The situation is predicted to only get worse. Developing nations like India will be hit the hardest.
The big question is, “Who is responsible for the current climate crisis?”
The answer? EVERYONE …
Developed countries like the U.S. caused most of the damage, but India shouldn’t follow their footsteps. Our growing economy today poses a big threat.
We need to know how we add to the problem, and what can be done to mitigate further climatic damage.
Climate change causing greenhouse gases are emitted when we travel, use electricity and generate waste.
Every time we fly, drive a car, take a train, bus or auto-rickshaw …
Every time we turn on a light, use an electric appliance, switch on the computer or an air conditioner, turn on the faucet and take an elevator or escalator …
Every time we buy a product, use it and then throw it away … energy went into its production, transportation, packaging and disposal …
Simple lifestyle changes are easy to make. One can switch off the light or the computer screen when leaving a room.

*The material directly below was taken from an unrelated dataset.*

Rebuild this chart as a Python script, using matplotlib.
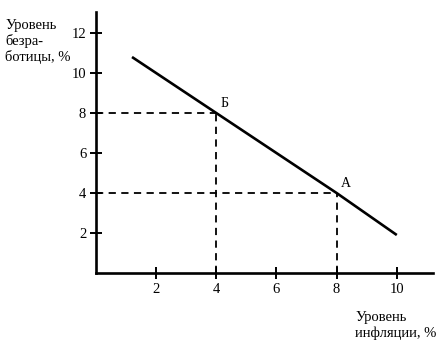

It all adds up.
Yet, simplicity shouldn’t cause us to overlook the seriousness of the problem.
To slow down the rising temperature, we need to change more. At the rate we’re going, by 2050 we could see a national temperature increase by 2 C, a massive leap considering the .6 C increase since the 1800s.
This jump will speed up the melting of the Himalayan glaciers and cause the Ganga to first rise in volume and then dry out. Almost four hundred million people will lose their water supply.
Additional polar and glacial melting will lead to a minimum one meter sea level rise, causing the displacement of 7.1 million people and the loss of nearly 5.764 sq. km. of Indian land.
The citizens of India are slowly waking up to the reality of global warming. However, to make a lasting change, all sectors of society must adopt sustainable practices.
Even though India invested billions in renewables like wind and solar in 2010, it continues to import coal, build new coal plants and rely on this fossil fuel as its main source of energy. Coal is responsible for nearly 68 % of our country’s total greenhouse gas emissions.
Rajendra Pachauri of the Intergovernmental Panel on Climate Change summarized his view of the situation.
“Unless we live in harmony with nature, unless we are able to reduce our dependency on fossil fuels and adopt renewable energy sources, and until we change our lifestyles, the world will increasingly become unfit for human habitation.”
Our Chancellor Amma says that exploitation of nature by human beings is causing fluctuating and extreme weather patterns. To make a lasting impact she suggests, “Only by generating love and compassion in our hearts and coming together as one, can we hope to make a real change.”